The prolonged encounter with reporters and television camera crews in Mr. Rauh's law offices clearly was intended to put federal and state prosecutors on the defensive, and to dare them to stage a swift trial based on evidence that Mr. Clifford denounced as flimsy.

Mr. Clifford, one of Washington's leading lawyers and a frequent adviser to Democratic presidents, has been accused along with Mr. Altman of a series of federal and state crimes for the two men's ties to a Washington bank that was taken over secretly by the scandal-ridden Bank of Credit and Commerce International (BCCI).

In a 45-minute monologue with reporters, Mr. Clifford went over the details of his and Mr. Altman's more than nine years of leadership of First American Bank here, repeatedly insisted that they and the bank had been made "victims" by BCCI's secret tactics, and firmly claimed their complete innocence.

He did insist that BCCI never had any control over the management of First American. "First American's operations and policies," he said, "bear no resemblance to those of BCCI. They had their way of doing business."

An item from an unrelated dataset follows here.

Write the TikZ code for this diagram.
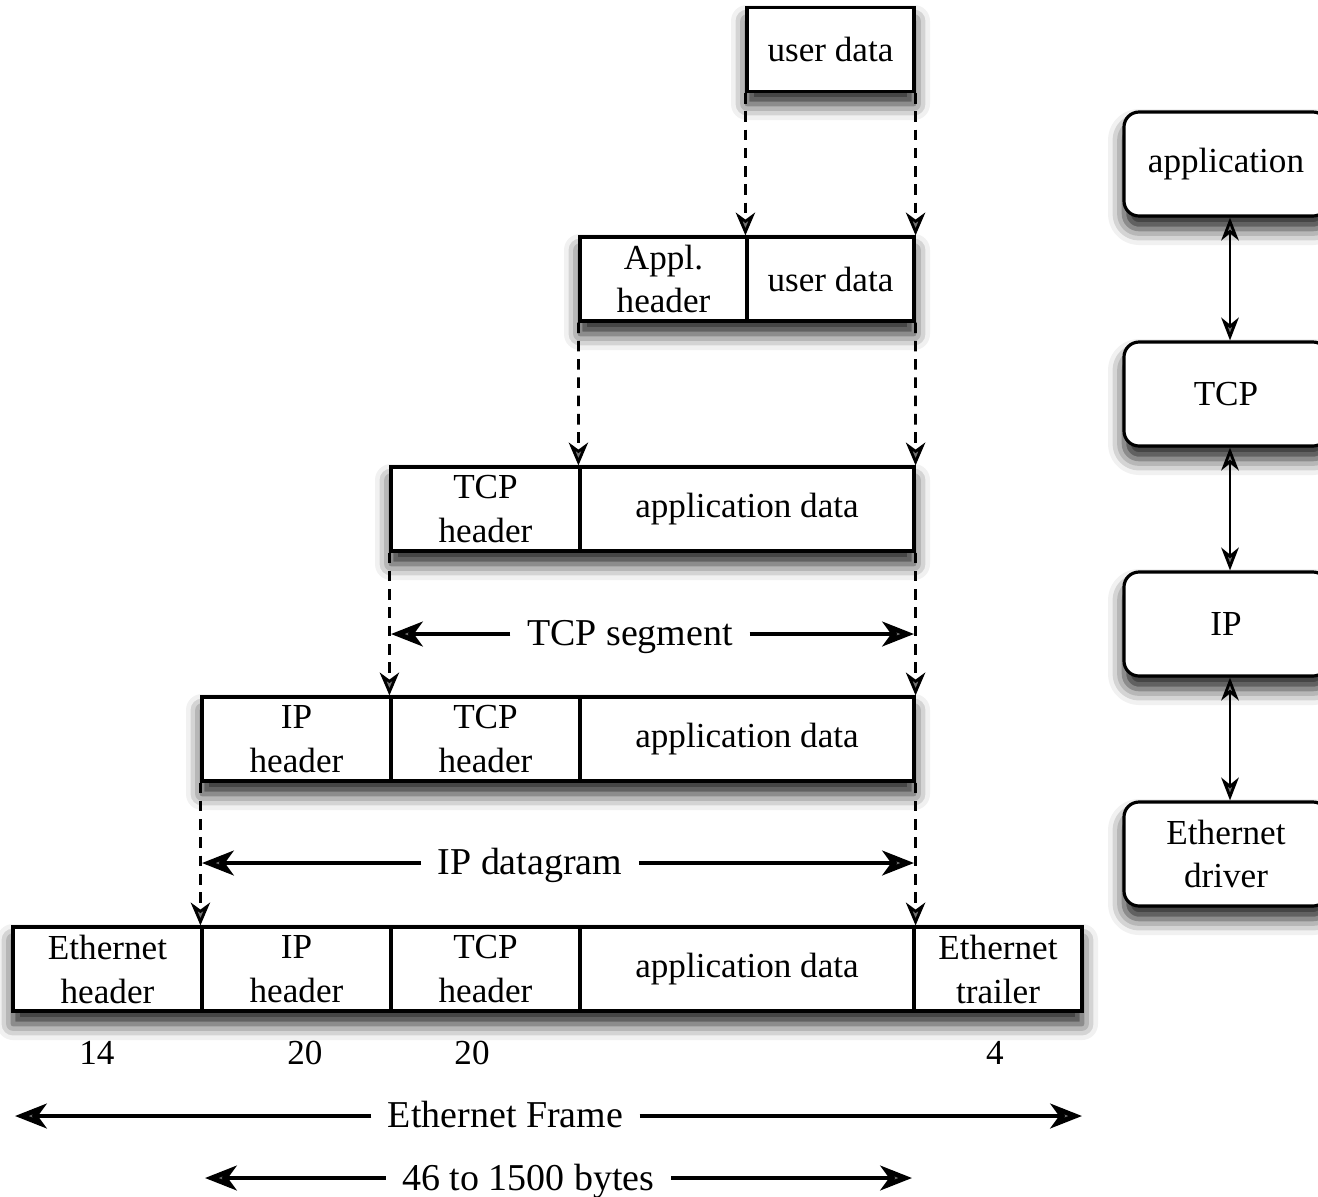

The aging lawyer, his voice strong throughout, said he and Mr. Altman had met with reporters to give "the other side of the case." He proceeded to ridicule the criminal charges as based on no direct accusation by any witness or any document available to government prosecutors.

He insisted that he and Mr. Altman did not make vast sums out of their ties to First American, and said that there was no similarity between the way they ran the bank and the way some of the nation's thrift institutions were run, leading to the savings and loan scandal.

Mr. Clifford said he worked at the bank for only $50,000 a year in salary, well below the salary of at least $1 million for the head of the chief competitor bank, Riggs Bank. He and Mr. Altman, he said, have "been caught in the competition by large, powerful governmental forces, each of whom has been striving to demonstrate that that particular institution is out in front, exploring BCCI, exposing its wrongdoing."

Because prosecutors knew that any indicted foreigners probably could not be tried here, Mr. Clifford told reporters, "I think that they [the prosecutors] were determined that in some manner they could find someone within the U.S. who was available to be indicted so that they could have that particular scalp."

Mr. Altman told reporters that there was "no direct evidence" against himself or Mr. Clifford, but insisted that there was "a mountain of direct evidence," all favorable to their claims that they committed no crimes.